Afinal o que eu, pessoa branca posso fazer para combater o racismo na nossa sociedade? O que um homem pode fazer para combater o machismo? Um hétero para lutar contra a homofobia? É possível começar com três itens:

Em primeiro lugar

Ouça! Mas ouça de verdade, não passe toda a conversa tentando encontrar argumentos para deslegitimar a reclamação que está ouvindo. Se um negro está dizendo que uma piada foi ofensiva, se uma mulher disse que determinada expressão é machista, se um gay diz que se sentiu discriminado, ACREDITE.

Não estou dizendo para abrir mão de seu senso critico. Não estou dizendo para fechar seus olhos se evidencias apontarem que o que você ouviu não é verdade ou foi mau interpretado. Estou dizendo para praticar uma escuta empática, Para considerar os motivos que levaram essas pessoas a se sentir ofendidas e respeitar esse sentimento.

Em segundo lugar

Reavalie a si mesmo, constantemente.
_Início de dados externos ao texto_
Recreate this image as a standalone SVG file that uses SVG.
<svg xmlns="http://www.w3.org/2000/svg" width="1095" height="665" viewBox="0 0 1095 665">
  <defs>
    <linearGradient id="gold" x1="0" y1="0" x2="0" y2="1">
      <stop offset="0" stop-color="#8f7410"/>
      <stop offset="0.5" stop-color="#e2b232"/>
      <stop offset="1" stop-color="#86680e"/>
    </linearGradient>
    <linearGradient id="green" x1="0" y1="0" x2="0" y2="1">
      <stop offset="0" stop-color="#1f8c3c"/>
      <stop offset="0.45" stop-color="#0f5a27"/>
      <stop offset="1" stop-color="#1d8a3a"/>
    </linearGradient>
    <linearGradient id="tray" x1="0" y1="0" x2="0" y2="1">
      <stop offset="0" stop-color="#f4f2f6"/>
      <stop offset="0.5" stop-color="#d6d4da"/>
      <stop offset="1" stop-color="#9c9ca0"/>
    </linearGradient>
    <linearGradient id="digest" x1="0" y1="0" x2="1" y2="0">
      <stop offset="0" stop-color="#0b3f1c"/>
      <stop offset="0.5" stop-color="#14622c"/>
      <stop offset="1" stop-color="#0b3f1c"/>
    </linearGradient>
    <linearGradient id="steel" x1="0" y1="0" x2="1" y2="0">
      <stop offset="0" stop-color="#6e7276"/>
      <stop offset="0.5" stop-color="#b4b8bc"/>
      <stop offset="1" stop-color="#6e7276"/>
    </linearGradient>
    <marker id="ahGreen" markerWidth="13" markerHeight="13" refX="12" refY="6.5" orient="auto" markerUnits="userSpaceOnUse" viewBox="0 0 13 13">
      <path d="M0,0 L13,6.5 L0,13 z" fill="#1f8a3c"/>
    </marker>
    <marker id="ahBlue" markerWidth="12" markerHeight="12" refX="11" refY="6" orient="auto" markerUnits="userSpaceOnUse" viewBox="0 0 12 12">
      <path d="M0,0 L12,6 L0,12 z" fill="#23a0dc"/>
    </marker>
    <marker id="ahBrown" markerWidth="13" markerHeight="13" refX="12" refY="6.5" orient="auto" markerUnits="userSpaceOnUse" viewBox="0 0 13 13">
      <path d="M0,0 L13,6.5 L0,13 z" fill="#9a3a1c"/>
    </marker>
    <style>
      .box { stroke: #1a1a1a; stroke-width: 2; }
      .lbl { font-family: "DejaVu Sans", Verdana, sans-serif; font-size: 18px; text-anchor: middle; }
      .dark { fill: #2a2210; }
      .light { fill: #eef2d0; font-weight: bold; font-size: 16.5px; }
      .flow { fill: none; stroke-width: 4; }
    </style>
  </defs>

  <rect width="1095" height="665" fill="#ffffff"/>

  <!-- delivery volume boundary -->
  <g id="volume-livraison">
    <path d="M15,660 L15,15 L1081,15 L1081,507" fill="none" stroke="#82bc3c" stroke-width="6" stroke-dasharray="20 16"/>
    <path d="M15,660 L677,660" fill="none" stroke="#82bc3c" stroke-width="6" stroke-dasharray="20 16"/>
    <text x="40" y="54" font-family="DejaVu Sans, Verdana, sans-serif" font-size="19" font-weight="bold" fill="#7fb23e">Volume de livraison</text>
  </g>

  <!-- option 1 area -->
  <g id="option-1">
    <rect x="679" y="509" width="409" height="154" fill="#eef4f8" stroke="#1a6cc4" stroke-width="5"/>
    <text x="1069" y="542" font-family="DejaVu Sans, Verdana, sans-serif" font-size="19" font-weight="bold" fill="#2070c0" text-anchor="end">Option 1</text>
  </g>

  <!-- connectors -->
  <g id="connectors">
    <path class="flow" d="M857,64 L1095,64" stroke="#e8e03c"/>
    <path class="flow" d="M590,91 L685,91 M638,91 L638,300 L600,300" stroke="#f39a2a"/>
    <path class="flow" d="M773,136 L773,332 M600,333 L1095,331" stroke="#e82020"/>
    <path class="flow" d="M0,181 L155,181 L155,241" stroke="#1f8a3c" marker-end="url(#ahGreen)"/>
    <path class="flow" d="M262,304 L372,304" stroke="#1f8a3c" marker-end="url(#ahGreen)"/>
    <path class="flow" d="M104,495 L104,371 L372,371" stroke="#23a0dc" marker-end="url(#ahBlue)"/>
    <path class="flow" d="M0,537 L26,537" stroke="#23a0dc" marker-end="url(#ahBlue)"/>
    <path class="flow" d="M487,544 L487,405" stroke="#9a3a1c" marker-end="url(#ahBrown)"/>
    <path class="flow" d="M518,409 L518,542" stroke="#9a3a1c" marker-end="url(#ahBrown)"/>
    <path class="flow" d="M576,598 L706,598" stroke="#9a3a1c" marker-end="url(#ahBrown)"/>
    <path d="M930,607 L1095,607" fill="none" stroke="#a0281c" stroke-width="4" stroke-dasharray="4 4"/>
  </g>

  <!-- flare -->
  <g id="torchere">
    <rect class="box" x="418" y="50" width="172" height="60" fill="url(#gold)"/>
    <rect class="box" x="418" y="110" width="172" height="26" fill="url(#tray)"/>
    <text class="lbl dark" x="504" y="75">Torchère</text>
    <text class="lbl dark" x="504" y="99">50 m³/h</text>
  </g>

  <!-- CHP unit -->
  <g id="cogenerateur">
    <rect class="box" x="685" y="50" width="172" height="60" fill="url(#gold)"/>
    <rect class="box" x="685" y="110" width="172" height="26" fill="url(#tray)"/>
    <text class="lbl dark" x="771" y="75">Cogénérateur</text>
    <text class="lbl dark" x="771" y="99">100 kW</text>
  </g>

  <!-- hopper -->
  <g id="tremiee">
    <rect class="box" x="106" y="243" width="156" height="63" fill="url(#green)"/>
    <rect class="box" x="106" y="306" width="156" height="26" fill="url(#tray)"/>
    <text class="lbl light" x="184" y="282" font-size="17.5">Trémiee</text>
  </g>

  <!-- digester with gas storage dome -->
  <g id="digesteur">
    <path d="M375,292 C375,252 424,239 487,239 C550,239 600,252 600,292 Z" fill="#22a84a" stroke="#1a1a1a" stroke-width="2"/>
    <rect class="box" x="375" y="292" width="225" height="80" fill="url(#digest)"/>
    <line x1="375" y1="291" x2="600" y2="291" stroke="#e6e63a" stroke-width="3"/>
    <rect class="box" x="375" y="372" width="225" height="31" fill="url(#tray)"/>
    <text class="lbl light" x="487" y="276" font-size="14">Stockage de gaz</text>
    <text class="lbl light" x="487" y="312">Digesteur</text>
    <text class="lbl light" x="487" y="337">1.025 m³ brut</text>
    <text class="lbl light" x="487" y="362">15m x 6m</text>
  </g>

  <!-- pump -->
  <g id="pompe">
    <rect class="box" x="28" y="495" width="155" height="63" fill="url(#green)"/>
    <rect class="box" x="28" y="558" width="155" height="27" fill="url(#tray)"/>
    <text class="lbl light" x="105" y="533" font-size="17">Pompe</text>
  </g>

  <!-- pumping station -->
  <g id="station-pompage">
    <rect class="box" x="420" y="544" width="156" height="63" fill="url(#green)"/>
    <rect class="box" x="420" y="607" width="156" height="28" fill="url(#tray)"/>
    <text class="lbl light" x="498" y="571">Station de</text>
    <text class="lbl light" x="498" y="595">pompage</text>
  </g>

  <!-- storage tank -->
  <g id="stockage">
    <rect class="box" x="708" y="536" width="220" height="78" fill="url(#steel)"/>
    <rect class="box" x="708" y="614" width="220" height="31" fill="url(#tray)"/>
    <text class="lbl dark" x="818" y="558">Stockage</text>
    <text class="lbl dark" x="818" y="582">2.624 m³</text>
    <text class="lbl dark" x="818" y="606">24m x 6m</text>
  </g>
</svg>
Se esforce para abandonar xingamentos, ditos populares, apelidos e posicionamentos preconceituosos. Mesmo que sua intenção não seja ruim, ou que você não queira perpetuar com algum preconceito essas situações dão margem pra que isso aconteça. Não use a sexualidade de alguém como ofensa. Não use a cor de alguém para desvirtuar uma situação. Não use a roupa ou comportamento sexual de alguém para minimizar uma ofensa ou agressão. Não determine o que alguém pode ou não fazer baseado em sua orientação sexual, sua etnia, sua identidade de gênero ou gênero biológico.

Terceiro

Sempre que for possível consuma bens ou arte produzida ou protagonizada por grupos hostilizados. Investir monetariamente nesses grupos é uma das melhores formas que lhes tirar da invisibilidade, de promover debates abertos, de financiar a militância das minorias.

Talvez algumas situações pareçam contrárias as suas crenças e posicionamentos, se isso acontecer, permita-se expandir sua mente: Leia o que diz quem concorda e quem não concorda com você. Essa ultima parte é importante: Avalie o que diz quem não concorda com você: Essa é a base do saber. E se ainda assim suas idéias permanecerem as mesmas lembre-se que esse é um direito seu, e de quem não concorda com seus ideais também. Então simplesmente respeite o próximo. Não precisa destilar ódio na internet ou no ponto de ônibus.

Esse é um começo, e não é muito simples, para que seja possível promover uma sociedade mais justa e plural, buscando garantir que esses grupos não sejam atacados unicamente por existir.

Muito mais pode, e deve, ser feito dentro de cada um dos recortes dessas lutas. Aqui abordo apenas um modo de começar, de reavaliar as dificuldades que nunca experienciamos apenas por sermos quem somos e que reforçamos mesmo sem intenção quando nos negamos a avaliar de forma contundente a cultura que faz parte do nosso dia a dia.

Esse é um exercício para começarmos a ser melhores. Ninguém perde nada com isso. Todos ganham.